Millions of households will see a welcome fall in energy rates from this weekend, as the Ofgem price cap will drop to £1,923 a year for the average home.
But in order to pay the right bill it is crucial to give your energy firm meter readings before the price cap goes up on October 1.
The Ofgem price cap limits how much you can be charged for the gas and electricity you use if you are on variable-rate tariff and paying by direct debit.
Downwards: The price cap has reduced significantly compared to last winter
Almost all UK households currently have energy bills limited by the Ofgem price cap, which is currently £2,074 on average, and will fall by £151 a year from October 1.
The price cap is set four times a year by regulator Ofgem, and the next cap decision is in January 2024.
Here is how the October 1 price cap changes will affect your energy bills.
How does the price cap affect my energy bills?
This depends on what sort of tariff you have, your meter and how much energy you use.

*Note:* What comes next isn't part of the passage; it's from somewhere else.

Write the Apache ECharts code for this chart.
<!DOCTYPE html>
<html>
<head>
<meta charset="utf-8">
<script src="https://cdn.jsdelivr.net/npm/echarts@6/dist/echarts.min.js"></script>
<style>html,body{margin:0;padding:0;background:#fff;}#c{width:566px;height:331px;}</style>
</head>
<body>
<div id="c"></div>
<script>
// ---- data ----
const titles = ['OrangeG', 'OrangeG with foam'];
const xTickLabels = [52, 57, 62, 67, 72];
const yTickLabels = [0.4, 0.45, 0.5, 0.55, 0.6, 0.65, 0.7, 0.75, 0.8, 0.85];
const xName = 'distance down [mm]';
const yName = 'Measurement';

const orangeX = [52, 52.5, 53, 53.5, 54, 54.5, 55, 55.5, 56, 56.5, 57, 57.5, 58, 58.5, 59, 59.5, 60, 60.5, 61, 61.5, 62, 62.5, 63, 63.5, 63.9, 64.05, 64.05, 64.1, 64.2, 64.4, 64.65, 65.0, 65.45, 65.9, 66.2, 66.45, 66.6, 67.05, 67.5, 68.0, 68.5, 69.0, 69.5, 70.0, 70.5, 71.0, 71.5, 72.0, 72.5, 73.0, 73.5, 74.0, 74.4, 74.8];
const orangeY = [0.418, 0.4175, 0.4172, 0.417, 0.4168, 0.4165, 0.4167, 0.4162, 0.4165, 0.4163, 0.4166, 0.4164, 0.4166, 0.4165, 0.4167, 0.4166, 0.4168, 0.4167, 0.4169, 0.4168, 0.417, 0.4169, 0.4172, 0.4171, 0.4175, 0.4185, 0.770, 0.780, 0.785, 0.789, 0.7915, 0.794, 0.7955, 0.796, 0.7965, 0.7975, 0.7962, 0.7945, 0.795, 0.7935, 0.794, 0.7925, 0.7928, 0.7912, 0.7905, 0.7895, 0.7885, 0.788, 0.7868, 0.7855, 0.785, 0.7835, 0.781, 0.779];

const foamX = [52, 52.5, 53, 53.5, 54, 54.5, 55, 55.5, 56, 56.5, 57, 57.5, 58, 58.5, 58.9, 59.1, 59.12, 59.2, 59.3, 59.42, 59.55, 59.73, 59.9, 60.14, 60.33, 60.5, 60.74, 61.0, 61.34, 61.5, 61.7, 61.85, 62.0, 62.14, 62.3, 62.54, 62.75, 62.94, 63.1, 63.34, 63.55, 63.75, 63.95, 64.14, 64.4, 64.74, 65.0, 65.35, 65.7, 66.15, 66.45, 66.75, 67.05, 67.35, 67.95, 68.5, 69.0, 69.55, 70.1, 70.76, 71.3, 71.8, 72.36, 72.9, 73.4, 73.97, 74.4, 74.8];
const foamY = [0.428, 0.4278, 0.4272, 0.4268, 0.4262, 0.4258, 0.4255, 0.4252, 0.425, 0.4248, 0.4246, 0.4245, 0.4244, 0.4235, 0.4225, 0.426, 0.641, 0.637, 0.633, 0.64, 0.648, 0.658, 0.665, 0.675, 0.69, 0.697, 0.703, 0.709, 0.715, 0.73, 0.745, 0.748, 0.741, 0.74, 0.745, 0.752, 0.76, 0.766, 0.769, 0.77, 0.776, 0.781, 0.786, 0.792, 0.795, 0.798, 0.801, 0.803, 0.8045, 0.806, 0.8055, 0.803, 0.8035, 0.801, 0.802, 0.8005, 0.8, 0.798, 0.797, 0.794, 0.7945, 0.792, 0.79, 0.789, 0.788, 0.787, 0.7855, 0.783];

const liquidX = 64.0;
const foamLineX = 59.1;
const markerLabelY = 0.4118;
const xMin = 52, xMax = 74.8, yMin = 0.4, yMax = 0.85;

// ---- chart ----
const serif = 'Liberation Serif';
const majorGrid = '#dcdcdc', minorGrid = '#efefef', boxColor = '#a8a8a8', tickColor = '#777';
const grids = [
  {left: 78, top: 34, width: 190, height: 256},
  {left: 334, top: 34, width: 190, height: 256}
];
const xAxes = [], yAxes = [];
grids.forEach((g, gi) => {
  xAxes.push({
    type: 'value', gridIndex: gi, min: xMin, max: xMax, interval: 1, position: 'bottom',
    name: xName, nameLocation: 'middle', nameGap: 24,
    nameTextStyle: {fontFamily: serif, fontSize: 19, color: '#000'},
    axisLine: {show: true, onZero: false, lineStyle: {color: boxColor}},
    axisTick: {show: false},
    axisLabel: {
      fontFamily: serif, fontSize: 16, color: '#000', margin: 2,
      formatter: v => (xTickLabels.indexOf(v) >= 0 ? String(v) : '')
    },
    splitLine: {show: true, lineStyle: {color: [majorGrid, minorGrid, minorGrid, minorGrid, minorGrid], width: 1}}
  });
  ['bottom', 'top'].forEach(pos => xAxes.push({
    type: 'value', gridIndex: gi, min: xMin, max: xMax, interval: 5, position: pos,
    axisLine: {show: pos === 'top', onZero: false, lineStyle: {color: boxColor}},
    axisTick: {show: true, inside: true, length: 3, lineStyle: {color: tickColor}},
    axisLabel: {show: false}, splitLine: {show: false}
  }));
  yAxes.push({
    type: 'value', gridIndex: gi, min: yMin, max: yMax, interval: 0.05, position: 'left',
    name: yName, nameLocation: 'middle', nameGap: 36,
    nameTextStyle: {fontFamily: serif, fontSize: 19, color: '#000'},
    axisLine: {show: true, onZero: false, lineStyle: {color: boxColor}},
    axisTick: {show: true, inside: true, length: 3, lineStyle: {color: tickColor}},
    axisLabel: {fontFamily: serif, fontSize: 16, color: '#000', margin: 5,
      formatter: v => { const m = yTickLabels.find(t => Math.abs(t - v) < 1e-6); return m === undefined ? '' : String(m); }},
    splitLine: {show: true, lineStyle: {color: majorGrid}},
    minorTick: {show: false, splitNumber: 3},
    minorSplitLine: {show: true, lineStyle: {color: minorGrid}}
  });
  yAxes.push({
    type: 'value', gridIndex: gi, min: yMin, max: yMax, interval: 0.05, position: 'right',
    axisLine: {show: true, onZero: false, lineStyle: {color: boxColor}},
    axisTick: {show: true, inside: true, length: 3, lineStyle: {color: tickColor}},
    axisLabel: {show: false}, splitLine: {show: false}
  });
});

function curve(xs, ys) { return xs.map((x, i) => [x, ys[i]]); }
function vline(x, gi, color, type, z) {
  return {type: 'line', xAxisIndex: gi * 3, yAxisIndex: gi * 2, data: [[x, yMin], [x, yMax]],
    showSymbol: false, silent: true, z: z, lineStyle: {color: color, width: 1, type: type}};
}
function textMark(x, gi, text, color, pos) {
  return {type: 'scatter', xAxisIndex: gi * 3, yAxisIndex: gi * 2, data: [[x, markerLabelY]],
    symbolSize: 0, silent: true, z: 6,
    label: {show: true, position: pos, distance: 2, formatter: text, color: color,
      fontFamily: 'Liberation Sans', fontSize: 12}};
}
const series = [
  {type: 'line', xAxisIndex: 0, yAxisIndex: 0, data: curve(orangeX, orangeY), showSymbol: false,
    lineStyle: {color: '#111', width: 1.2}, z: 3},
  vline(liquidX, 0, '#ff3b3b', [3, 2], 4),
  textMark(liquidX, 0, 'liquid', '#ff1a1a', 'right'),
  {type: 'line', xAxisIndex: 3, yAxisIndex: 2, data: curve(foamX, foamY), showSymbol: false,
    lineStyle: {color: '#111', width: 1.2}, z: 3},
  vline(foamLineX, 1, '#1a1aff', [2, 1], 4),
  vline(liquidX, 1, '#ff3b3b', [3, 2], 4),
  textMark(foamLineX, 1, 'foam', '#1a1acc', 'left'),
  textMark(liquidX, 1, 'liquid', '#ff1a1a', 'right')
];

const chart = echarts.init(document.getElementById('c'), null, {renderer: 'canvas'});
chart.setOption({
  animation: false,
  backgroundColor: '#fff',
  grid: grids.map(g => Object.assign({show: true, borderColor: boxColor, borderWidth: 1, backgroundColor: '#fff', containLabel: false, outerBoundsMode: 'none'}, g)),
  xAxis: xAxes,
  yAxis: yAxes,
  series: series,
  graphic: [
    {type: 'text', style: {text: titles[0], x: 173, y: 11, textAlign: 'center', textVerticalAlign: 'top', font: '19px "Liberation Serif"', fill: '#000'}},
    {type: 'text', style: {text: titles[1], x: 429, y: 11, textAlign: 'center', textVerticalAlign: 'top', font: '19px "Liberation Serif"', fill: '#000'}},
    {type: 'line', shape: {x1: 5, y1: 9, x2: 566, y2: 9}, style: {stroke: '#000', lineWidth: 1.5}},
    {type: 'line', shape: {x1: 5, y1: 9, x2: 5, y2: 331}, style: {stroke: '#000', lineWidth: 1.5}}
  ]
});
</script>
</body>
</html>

Until October 1 the average household on a variable-rate tariff paying by direct debit will pay £2,074 a year, or £172 a month, on energy due to the price cap.
From October 1, that typical bill will fall to £1,923.
Ofgem said this is because of the falling price of wholesale energy, which firms like British Gas buy then sell on to consumers.
But exactly how much you pay will vary depending on your energy use. This is because the price cap only limits the maximum you can be charged for the units of gas or electricity you consume.
The more units you use, the more you pay, and vice versa – and with winter approaching, the heating is likely to be imminently switched back on in households across Britain.
How your meter also affects your energy bills
If you are on a pre-payment meter, the price cap is falling from an average of £2,077 now to £1,949 in October.
Those with credit meters currently pay £2,211 on average, which will fall to £2,052 from October 1.
People with Economy 7 meters are now price-capped at a typical rate of £1,400 for the electricity they use, and this will drop to £1,298 in October.
Any home that uses more than £3,000 of energy a year will have bills capped by the Government’s Energy Price Guarantee.
This is a Government scheme that sees the state pick up some of the tab for consumer gas and electricity bills.
It was launched at the level of £2,500 in October 2022, and was raised to £3,000 in July 2023.
How does the price cap affect standing charges?
The Ofgem price cap also regulates standing charges.
The level of the standing charge varies depending on factors such as where you live in the country.
For electricity, the average standing charge is 53p a day and will not change on October 1.
For gas, the typical standing charge will go up by 1p to 30p.
Give a meter reading this week
It is important to give your energy firm a meter reading before the price cap changes on October 1.
This is because you will then enter the next billing period of October 1 to December 31 paying exactly what you owe for the gas and electricity you use.
Otherwise, unless you have a smart meter then your energy firm will rely on making assumptions to work out your bill, which may be slightly off.
It is obviously more important to give up-to-date meter readings just before the price cap rises, as this means you will not be overcharged.
But it is still important even if the price cap falls, as it will on October 1, as it means you have absolute certainty about how much your energy bill will be. This means no sudden expected bills when you do finally give a meter reading.
What is the future for energy bills?
Ofgem does not make predictions about how the price cap will change in the future, although chief executive Jonathan Brearley has warned customers that ‘I can’t offer any certainty that things will ease this winter’.
However, energy experts at analysts Cornwall Insight make energy bill price predictions that are normally very accurate.
Cornwall Insight thinks the typical household will pay £2,032 from January 1, falling to £1,964 in April, £1,917 in July and then rising again to £1,974 next October.